▶ Task goal
Repeat the material verbatim and drop the pictures.

▶ Raw data
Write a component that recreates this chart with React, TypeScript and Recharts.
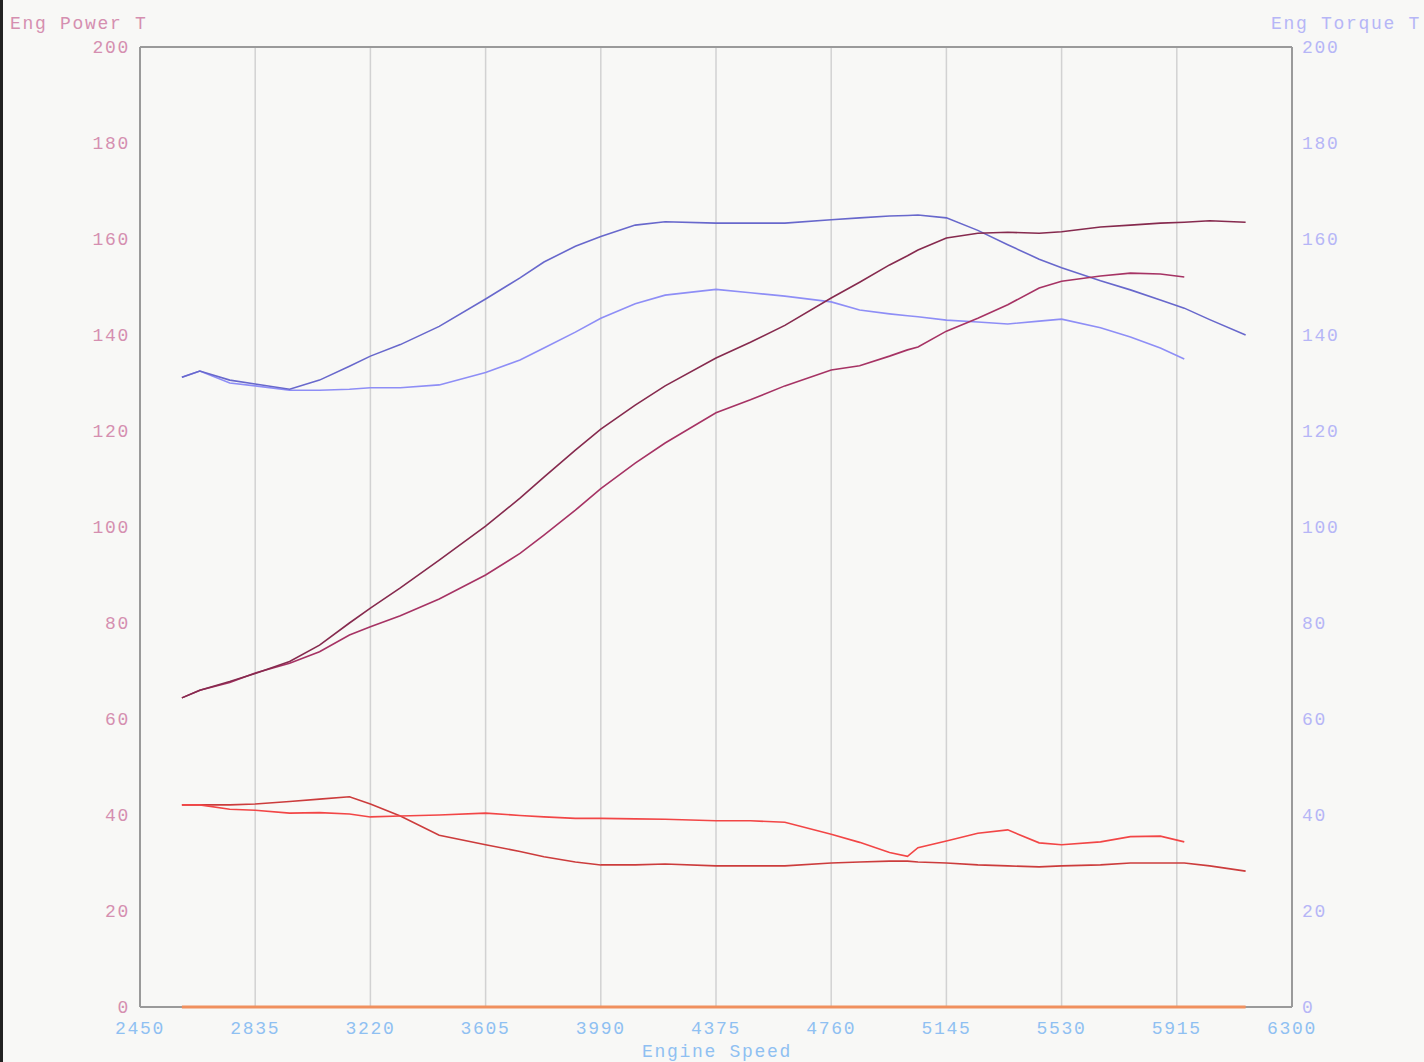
import { LineChart, Line, XAxis, YAxis, CartesianGrid, ReferenceLine } from "recharts";

// engine speed samples (rpm)
const rpm = [
  2590, 2650, 2750, 2835, 2950, 3050, 3150, 3220, 3320, 3450, 3605, 3720, 3800, 3905, 3990, 4105, 4205, 4375,
  4490, 4605, 4760, 4855, 4955, 5015, 5050, 5145, 5250, 5350, 5455, 5530, 5660, 5760, 5860, 5940, 6025, 6145,
];

// run A (longer pull)
const powerA = [
  64.4, 66, 67.8, 69.5, 72, 75.4, 80, 83.1, 87.3, 93.1, 100.2, 106, 110.4, 116, 120.4, 125.4, 129.4, 135.2,
  138.5, 142, 147.7, 151, 154.6, 156.5, 157.7, 160.2, 161.2, 161.4, 161.2, 161.5, 162.5, 162.9, 163.3, 163.5, 163.8, 163.5,
];
const torqueA = [
  131.2, 132.5, 130.6, 129.8, 128.7, 130.6, 133.5, 135.6, 138, 141.8, 147.5, 151.9, 155.2, 158.5, 160.5, 162.9, 163.6, 163.3,
  163.3, 163.3, 164, 164.4, 164.8, 164.9, 165, 164.4, 161.8, 158.8, 155.8, 154, 151.3, 149.4, 147.3, 145.6, 143.2, 140,
];
const redA = [
  42.1, 42.1, 42.1, 42.3, 42.8, 43.3, 43.8, 42.3, 39.8, 35.8, 33.8, 32.4, 31.3, 30.2, 29.6, 29.6, 29.8, 29.4,
  29.4, 29.4, 30, 30.2, 30.4, 30.4, 30.2, 30, 29.6, 29.4, 29.2, 29.4, 29.6, 30, 30, 30, 29.4, 28.3,
];
const zeroA = [
  0, 0, 0, 0, 0, 0, 0, 0, 0, 0, 0, 0, 0, 0, 0, 0, 0, 0,
  0, 0, 0, 0, 0, 0, 0, 0, 0, 0, 0, 0, 0, 0, 0, 0, 0, 0,
];

// run B (ends at 5940)
const powerB = [
  64.4, 66, 67.6, 69.6, 71.6, 74, 77.5, 79.2, 81.5, 85, 90, 94.5, 98.3, 103.5, 108, 113.3, 117.5, 123.8,
  126.5, 129.4, 132.7, 133.6, 135.6, 136.9, 137.5, 140.8, 143.5, 146.3, 149.8, 151.2, 152.3, 152.9, 152.7, 152.1,
];
const torqueB = [
  131.2, 132.5, 130, 129.4, 128.5, 128.5, 128.7, 129, 129, 129.6, 132.2, 134.8, 137.3, 140.6, 143.5, 146.5, 148.3, 149.5,
  148.8, 148.1, 146.9, 145.2, 144.4, 144, 143.8, 143.1, 142.7, 142.3, 142.9, 143.3, 141.5, 139.6, 137.3, 135,
];
const redB = [
  42.1, 42.1, 41.2, 41, 40.4, 40.5, 40.2, 39.6, 39.8, 40, 40.4, 39.9, 39.6, 39.3, 39.3, 39.2, 39.1, 38.8,
  38.8, 38.5, 36, 34.3, 32.2, 31.4, 33.2, 34.6, 36.2, 36.9, 34.2, 33.8, 34.4, 35.5, 35.6, 34.4,
];

const xTicks = [2450, 2835, 3220, 3605, 3990, 4375, 4760, 5145, 5530, 5915, 6300];
const yTicks = [0, 20, 40, 60, 80, 100, 120, 140, 160, 180, 200];

const data = rpm.map((r, i) => ({
  rpm: r,
  powerA: powerA[i],
  torqueA: torqueA[i],
  redA: redA[i],
  zeroA: zeroA[i],
  powerB: powerB[i],
  torqueB: torqueB[i],
  redB: redB[i],
}));

const font = '"Liberation Mono", "DejaVu Sans Mono", monospace';
const pink = "#d58fb0";
const lavender = "#b6b6f6";
const skyblue = "#8fc0f2";

export default function App() {
  return (
    <div
      style={{
        position: "absolute",
        left: 0,
        top: 0,
        width: 1424,
        height: 1062,
        background: "#f8f8f6",
        fontFamily: font,
        overflow: "hidden",
      }}
    >
      <div style={{ position: "absolute", left: 0, top: 0, width: 3, height: 1062, background: "#222" }} />
      <div style={{ position: "absolute", left: 10, top: 14, fontSize: 18, lineHeight: "20px", letterSpacing: 1.7, color: pink }}>
        Eng Power T
      </div>
      <div style={{ position: "absolute", left: 1271, top: 14, fontSize: 18, lineHeight: "20px", letterSpacing: 1.7, color: lavender, whiteSpace: "nowrap" }}>
        Eng Torque T
      </div>
      <div style={{ position: "absolute", left: 0, width: 1434, top: 1042, textAlign: "center", fontSize: 18, lineHeight: "20px", letterSpacing: 1.7, color: skyblue }}>
        Engine Speed
      </div>
      <LineChart width={1424} height={1062} data={data} margin={{ top: 47, right: 0, left: 0, bottom: 0 }}>
        <CartesianGrid stroke="#d2d2d2" strokeWidth={1.5} />
        <XAxis
          dataKey="rpm"
          type="number"
          domain={[2450, 6300]}
          ticks={xTicks}
          interval={0}
          height={55}
          tickSize={0}
          tickMargin={14}
          axisLine={false}
          tick={{ fill: skyblue, fontSize: 18, fontFamily: font, letterSpacing: 1.7 }}
        />
        <YAxis
          yAxisId="left"
          domain={[0, 200]}
          ticks={yTicks}
          interval={0}
          width={140}
          tickSize={0}
          tickMargin={10}
          axisLine={{ stroke: "#9a9a9a", strokeWidth: 2 }}
          tick={{ fill: pink, fontSize: 18, fontFamily: font, letterSpacing: 1.7 }}
        />
        <YAxis
          yAxisId="right"
          orientation="right"
          domain={[0, 200]}
          ticks={yTicks}
          interval={0}
          width={132}
          tickSize={0}
          tickMargin={10}
          axisLine={{ stroke: "#9a9a9a", strokeWidth: 2 }}
          tick={{ fill: lavender, fontSize: 18, fontFamily: font, letterSpacing: 1.7 }}
        />
        <ReferenceLine yAxisId="left" y={200} stroke="#9a9a9a" strokeWidth={2} />
        <ReferenceLine yAxisId="left" y={0} stroke="#9a9a9a" strokeWidth={2} />
        <Line yAxisId="left" dataKey="zeroA" stroke="#f0905e" strokeWidth={3} dot={false} isAnimationActive={false} />
        <Line yAxisId="left" dataKey="redA" stroke="#cc3c3c" strokeWidth={1.6} dot={false} isAnimationActive={false} />
        <Line yAxisId="left" dataKey="redB" stroke="#f24646" strokeWidth={1.6} dot={false} isAnimationActive={false} />
        <Line yAxisId="right" dataKey="torqueB" stroke="#8e8ef6" strokeWidth={1.6} dot={false} isAnimationActive={false} />
        <Line yAxisId="right" dataKey="torqueA" stroke="#6868cc" strokeWidth={1.6} dot={false} isAnimationActive={false} />
        <Line yAxisId="left" dataKey="powerB" stroke="#a63364" strokeWidth={1.6} dot={false} isAnimationActive={false} />
        <Line yAxisId="left" dataKey="powerA" stroke="#862a4e" strokeWidth={1.6} dot={false} isAnimationActive={false} />
      </LineChart>
    </div>
  );
}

▶ Written answer
Write a component that recreates this chart with React, TypeScript and Recharts.
import { LineChart, Line, XAxis, YAxis, CartesianGrid, ReferenceLine } from "recharts";

// engine speed samples (rpm)
const rpm = [
  2590, 2650, 2750, 2835, 2950, 3050, 3150, 3220, 3320, 3450, 3605, 3720, 3800, 3905, 3990, 4105, 4205, 4375,
  4490, 4605, 4760, 4855, 4955, 5015, 5050, 5145, 5250, 5350, 5455, 5530, 5660, 5760, 5860, 5940, 6025, 6145,
];

// run A (longer pull)
const powerA = [
  64.4, 66, 67.8, 69.5, 72, 75.4, 80, 83.1, 87.3, 93.1, 100.2, 106, 110.4, 116, 120.4, 125.4, 129.4, 135.2,
  138.5, 142, 147.7, 151, 154.6, 156.5, 157.7, 160.2, 161.2, 161.4, 161.2, 161.5, 162.5, 162.9, 163.3, 163.5, 163.8, 163.5,
];
const torqueA = [
  131.2, 132.5, 130.6, 129.8, 128.7, 130.6, 133.5, 135.6, 138, 141.8, 147.5, 151.9, 155.2, 158.5, 160.5, 162.9, 163.6, 163.3,
  163.3, 163.3, 164, 164.4, 164.8, 164.9, 165, 164.4, 161.8, 158.8, 155.8, 154, 151.3, 149.4, 147.3, 145.6, 143.2, 140,
];
const redA = [
  42.1, 42.1, 42.1, 42.3, 42.8, 43.3, 43.8, 42.3, 39.8, 35.8, 33.8, 32.4, 31.3, 30.2, 29.6, 29.6, 29.8, 29.4,
  29.4, 29.4, 30, 30.2, 30.4, 30.4, 30.2, 30, 29.6, 29.4, 29.2, 29.4, 29.6, 30, 30, 30, 29.4, 28.3,
];
const zeroA = [
  0, 0, 0, 0, 0, 0, 0, 0, 0, 0, 0, 0, 0, 0, 0, 0, 0, 0,
  0, 0, 0, 0, 0, 0, 0, 0, 0, 0, 0, 0, 0, 0, 0, 0, 0, 0,
];

// run B (ends at 5940)
const powerB = [
  64.4, 66, 67.6, 69.6, 71.6, 74, 77.5, 79.2, 81.5, 85, 90, 94.5, 98.3, 103.5, 108, 113.3, 117.5, 123.8,
  126.5, 129.4, 132.7, 133.6, 135.6, 136.9, 137.5, 140.8, 143.5, 146.3, 149.8, 151.2, 152.3, 152.9, 152.7, 152.1,
];
const torqueB = [
  131.2, 132.5, 130, 129.4, 128.5, 128.5, 128.7, 129, 129, 129.6, 132.2, 134.8, 137.3, 140.6, 143.5, 146.5, 148.3, 149.5,
  148.8, 148.1, 146.9, 145.2, 144.4, 144, 143.8, 143.1, 142.7, 142.3, 142.9, 143.3, 141.5, 139.6, 137.3, 135,
];
const redB = [
  42.1, 42.1, 41.2, 41, 40.4, 40.5, 40.2, 39.6, 39.8, 40, 40.4, 39.9, 39.6, 39.3, 39.3, 39.2, 39.1, 38.8,
  38.8, 38.5, 36, 34.3, 32.2, 31.4, 33.2, 34.6, 36.2, 36.9, 34.2, 33.8, 34.4, 35.5, 35.6, 34.4,
];

const xTicks = [2450, 2835, 3220, 3605, 3990, 4375, 4760, 5145, 5530, 5915, 6300];
const yTicks = [0, 20, 40, 60, 80, 100, 120, 140, 160, 180, 200];

const data = rpm.map((r, i) => ({
  rpm: r,
  powerA: powerA[i],
  torqueA: torqueA[i],
  redA: redA[i],
  zeroA: zeroA[i],
  powerB: powerB[i],
  torqueB: torqueB[i],
  redB: redB[i],
}));

const font = '"Liberation Mono", "DejaVu Sans Mono", monospace';
const pink = "#d58fb0";
const lavender = "#b6b6f6";
const skyblue = "#8fc0f2";

export default function App() {
  return (
    <div
      style={{
        position: "absolute",
        left: 0,
        top: 0,
        width: 1424,
        height: 1062,
        background: "#f8f8f6",
        fontFamily: font,
        overflow: "hidden",
      }}
    >
      <div style={{ position: "absolute", left: 0, top: 0, width: 3, height: 1062, background: "#222" }} />
      <div style={{ position: "absolute", left: 10, top: 14, fontSize: 18, lineHeight: "20px", letterSpacing: 1.7, color: pink }}>
        Eng Power T
      </div>
      <div style={{ position: "absolute", left: 1271, top: 14, fontSize: 18, lineHeight: "20px", letterSpacing: 1.7, color: lavender, whiteSpace: "nowrap" }}>
        Eng Torque T
      </div>
      <div style={{ position: "absolute", left: 0, width: 1434, top: 1042, textAlign: "center", fontSize: 18, lineHeight: "20px", letterSpacing: 1.7, color: skyblue }}>
        Engine Speed
      </div>
      <LineChart width={1424} height={1062} data={data} margin={{ top: 47, right: 0, left: 0, bottom: 0 }}>
        <CartesianGrid stroke="#d2d2d2" strokeWidth={1.5} />
        <XAxis
          dataKey="rpm"
          type="number"
          domain={[2450, 6300]}
          ticks={xTicks}
          interval={0}
          height={55}
          tickSize={0}
          tickMargin={14}
          axisLine={false}
          tick={{ fill: skyblue, fontSize: 18, fontFamily: font, letterSpacing: 1.7 }}
        />
        <YAxis
          yAxisId="left"
          domain={[0, 200]}
          ticks={yTicks}
          interval={0}
          width={140}
          tickSize={0}
          tickMargin={10}
          axisLine={{ stroke: "#9a9a9a", strokeWidth: 2 }}
          tick={{ fill: pink, fontSize: 18, fontFamily: font, letterSpacing: 1.7 }}
        />
        <YAxis
          yAxisId="right"
          orientation="right"
          domain={[0, 200]}
          ticks={yTicks}
          interval={0}
          width={132}
          tickSize={0}
          tickMargin={10}
          axisLine={{ stroke: "#9a9a9a", strokeWidth: 2 }}
          tick={{ fill: lavender, fontSize: 18, fontFamily: font, letterSpacing: 1.7 }}
        />
        <ReferenceLine yAxisId="left" y={200} stroke="#9a9a9a" strokeWidth={2} />
        <ReferenceLine yAxisId="left" y={0} stroke="#9a9a9a" strokeWidth={2} />
        <Line yAxisId="left" dataKey="zeroA" stroke="#f0905e" strokeWidth={3} dot={false} isAnimationActive={false} />
        <Line yAxisId="left" dataKey="redA" stroke="#cc3c3c" strokeWidth={1.6} dot={false} isAnimationActive={false} />
        <Line yAxisId="left" dataKey="redB" stroke="#f24646" strokeWidth={1.6} dot={false} isAnimationActive={false} />
        <Line yAxisId="right" dataKey="torqueB" stroke="#8e8ef6" strokeWidth={1.6} dot={false} isAnimationActive={false} />
        <Line yAxisId="right" dataKey="torqueA" stroke="#6868cc" strokeWidth={1.6} dot={false} isAnimationActive={false} />
        <Line yAxisId="left" dataKey="powerB" stroke="#a63364" strokeWidth={1.6} dot={false} isAnimationActive={false} />
        <Line yAxisId="left" dataKey="powerA" stroke="#862a4e" strokeWidth={1.6} dot={false} isAnimationActive={false} />
      </LineChart>
    </div>
  );
}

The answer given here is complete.